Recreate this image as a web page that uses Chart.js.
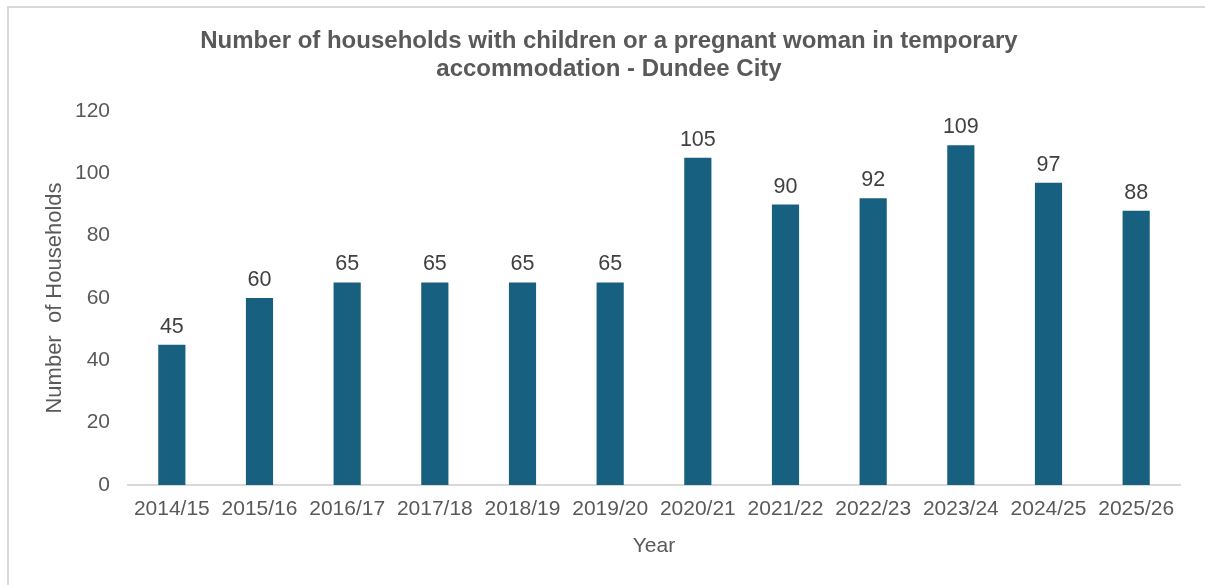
<!DOCTYPE html>
<html>
<head>
<meta charset="utf-8">
<script src="https://cdn.jsdelivr.net/npm/chart.js@4/dist/chart.umd.min.js"></script>
<style>
	html, body { margin: 0; padding: 0; background: #fff; }
	#wrap { position: relative; width: 1205px; height: 585px; overflow: hidden; }
	#frame { position: absolute; left: 7px; top: 6px; right: -5px; bottom: -5px; border-top: 2px solid #d9d9d9; border-left: 2px solid #d9d9d9; }
	canvas { position: absolute; left: 0; top: 0; }
</style>
</head>
<body>
<div id="wrap">
	<div id="frame"></div>
	<canvas id="chart" width="1205" height="585"></canvas>
</div>
<script>
// Chart data
const years = ['2014/15', '2015/16', '2016/17', '2017/18', '2018/19', '2019/20',
	'2020/21', '2021/22', '2022/23', '2023/24', '2024/25', '2025/26'];
const households = [45, 60, 65, 65, 65, 65, 105, 90, 92, 109, 97, 88];
const yTicks = [0, 20, 40, 60, 80, 100, 120];
const titleLines = ['Number of households with children or a pregnant woman in temporary',
	'accommodation - Dundee City'];

const textColor = '#595959';
const fontFamily = 'Arial, "Liberation Sans", sans-serif';

// Chart title, centred on the whole picture rather than the plot
const chartTitle = {
	id: 'chartTitle',
	afterDraw(chart) {
		const ctx = chart.ctx;
		ctx.save();
		ctx.font = 'bold 24px ' + fontFamily;
		ctx.fillStyle = textColor;
		ctx.textAlign = 'center';
		ctx.textBaseline = 'middle';
		titleLines.forEach((line, i) => {
			ctx.fillText(line, 609, 41 + i * 28);
		});
		ctx.restore();
	}
};

// Draws the value above each bar
const valueLabels = {
	id: 'valueLabels',
	afterDatasetsDraw(chart) {
		const ctx = chart.ctx;
		const meta = chart.getDatasetMeta(0);
		ctx.save();
		ctx.font = '21.5px ' + fontFamily;
		ctx.fillStyle = '#404040';
		ctx.textAlign = 'center';
		ctx.textBaseline = 'alphabetic';
		meta.data.forEach((bar, i) => {
			ctx.fillText(households[i], bar.x, bar.y - 12);
		});
		ctx.restore();
	}
};

window.onload = () => {
	let context = document.getElementById('chart');

	new Chart(context, {
		type: 'bar',
		data: {
			labels: years,
			datasets: [{
				data: households,
				backgroundColor: '#17607f',
				barPercentage: 0.31,
				categoryPercentage: 1
			}]
		},
		options: {
			responsive: false,
			animation: false,
			layout: { padding: { left: 0, right: 25, top: 111, bottom: 0 } },
			plugins: {
				legend: { display: false },
				tooltip: { enabled: false },
				title: { display: false }
			},
			scales: {
				x: {
					grid: { display: false, drawTicks: false },
					border: { color: '#d9d9d9', width: 2 },
					ticks: {
						color: textColor,
						font: { family: fontFamily, size: 21 },
						padding: 12,
						maxRotation: 0,
						autoSkip: false
					},
					title: {
						display: true,
						text: 'Year',
						color: textColor,
						font: { family: fontFamily, size: 21 },
						padding: { top: 0, bottom: 26 }
					},
					afterFit(scale) { scale.height = 100; }
				},
				y: {
					min: 0,
					max: 120,
					grid: { display: false, drawTicks: false },
					border: { display: false },
					afterBuildTicks(scale) { scale.ticks = yTicks.map(v => ({ value: v })); },
					ticks: {
						color: textColor,
						font: { family: fontFamily, size: 21 },
						padding: 18
					},
					title: {
						display: true,
						text: 'Number  of Households',
						color: textColor,
						font: { family: fontFamily, size: 22 },
						padding: { top: 42, bottom: 0 }
					},
					afterFit(scale) { scale.width = 128; }
				}
			}
		},
		plugins: [valueLabels, chartTitle]
	});
}
</script>
</body>
</html>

+ + + + + + +

**What you should do**
From the data above, write out everything exactly except the pictures.

**Right answer**
Recreate this image as a web page that uses Chart.js.
<!DOCTYPE html>
<html>
<head>
<meta charset="utf-8">
<script src="https://cdn.jsdelivr.net/npm/chart.js@4/dist/chart.umd.min.js"></script>
<style>
	html, body { margin: 0; padding: 0; background: #fff; }
	#wrap { position: relative; width: 1205px; height: 585px; overflow: hidden; }
	#frame { position: absolute; left: 7px; top: 6px; right: -5px; bottom: -5px; border-top: 2px solid #d9d9d9; border-left: 2px solid #d9d9d9; }
	canvas { position: absolute; left: 0; top: 0; }
</style>
</head>
<body>
<div id="wrap">
	<div id="frame"></div>
	<canvas id="chart" width="1205" height="585"></canvas>
</div>
<script>
// Chart data
const years = ['2014/15', '2015/16', '2016/17', '2017/18', '2018/19', '2019/20',
	'2020/21', '2021/22', '2022/23', '2023/24', '2024/25', '2025/26'];
const households = [45, 60, 65, 65, 65, 65, 105, 90, 92, 109, 97, 88];
const yTicks = [0, 20, 40, 60, 80, 100, 120];
const titleLines = ['Number of households with children or a pregnant woman in temporary',
	'accommodation - Dundee City'];

const textColor = '#595959';
const fontFamily = 'Arial, "Liberation Sans", sans-serif';

// Chart title, centred on the whole picture rather than the plot
const chartTitle = {
	id: 'chartTitle',
	afterDraw(chart) {
		const ctx = chart.ctx;
		ctx.save();
		ctx.font = 'bold 24px ' + fontFamily;
		ctx.fillStyle = textColor;
		ctx.textAlign = 'center';
		ctx.textBaseline = 'middle';
		titleLines.forEach((line, i) => {
			ctx.fillText(line, 609, 41 + i * 28);
		});
		ctx.restore();
	}
};

// Draws the value above each bar
const valueLabels = {
	id: 'valueLabels',
	afterDatasetsDraw(chart) {
		const ctx = chart.ctx;
		const meta = chart.getDatasetMeta(0);
		ctx.save();
		ctx.font = '21.5px ' + fontFamily;
		ctx.fillStyle = '#404040';
		ctx.textAlign = 'center';
		ctx.textBaseline = 'alphabetic';
		meta.data.forEach((bar, i) => {
			ctx.fillText(households[i], bar.x, bar.y - 12);
		});
		ctx.restore();
	}
};

window.onload = () => {
	let context = document.getElementById('chart');

	new Chart(context, {
		type: 'bar',
		data: {
			labels: years,
			datasets: [{
				data: households,
				backgroundColor: '#17607f',
				barPercentage: 0.31,
				categoryPercentage: 1
			}]
		},
		options: {
			responsive: false,
			animation: false,
			layout: { padding: { left: 0, right: 25, top: 111, bottom: 0 } },
			plugins: {
				legend: { display: false },
				tooltip: { enabled: false },
				title: { display: false }
			},
			scales: {
				x: {
					grid: { display: false, drawTicks: false },
					border: { color: '#d9d9d9', width: 2 },
					ticks: {
						color: textColor,
						font: { family: fontFamily, size: 21 },
						padding: 12,
						maxRotation: 0,
						autoSkip: false
					},
					title: {
						display: true,
						text: 'Year',
						color: textColor,
						font: { family: fontFamily, size: 21 },
						padding: { top: 0, bottom: 26 }
					},
					afterFit(scale) { scale.height = 100; }
				},
				y: {
					min: 0,
					max: 120,
					grid: { display: false, drawTicks: false },
					border: { display: false },
					afterBuildTicks(scale) { scale.ticks = yTicks.map(v => ({ value: v })); },
					ticks: {
						color: textColor,
						font: { family: fontFamily, size: 21 },
						padding: 18
					},
					title: {
						display: true,
						text: 'Number  of Households',
						color: textColor,
						font: { family: fontFamily, size: 22 },
						padding: { top: 42, bottom: 0 }
					},
					afterFit(scale) { scale.width = 128; }
				}
			}
		},
		plugins: [valueLabels, chartTitle]
	});
}
</script>
</body>
</html>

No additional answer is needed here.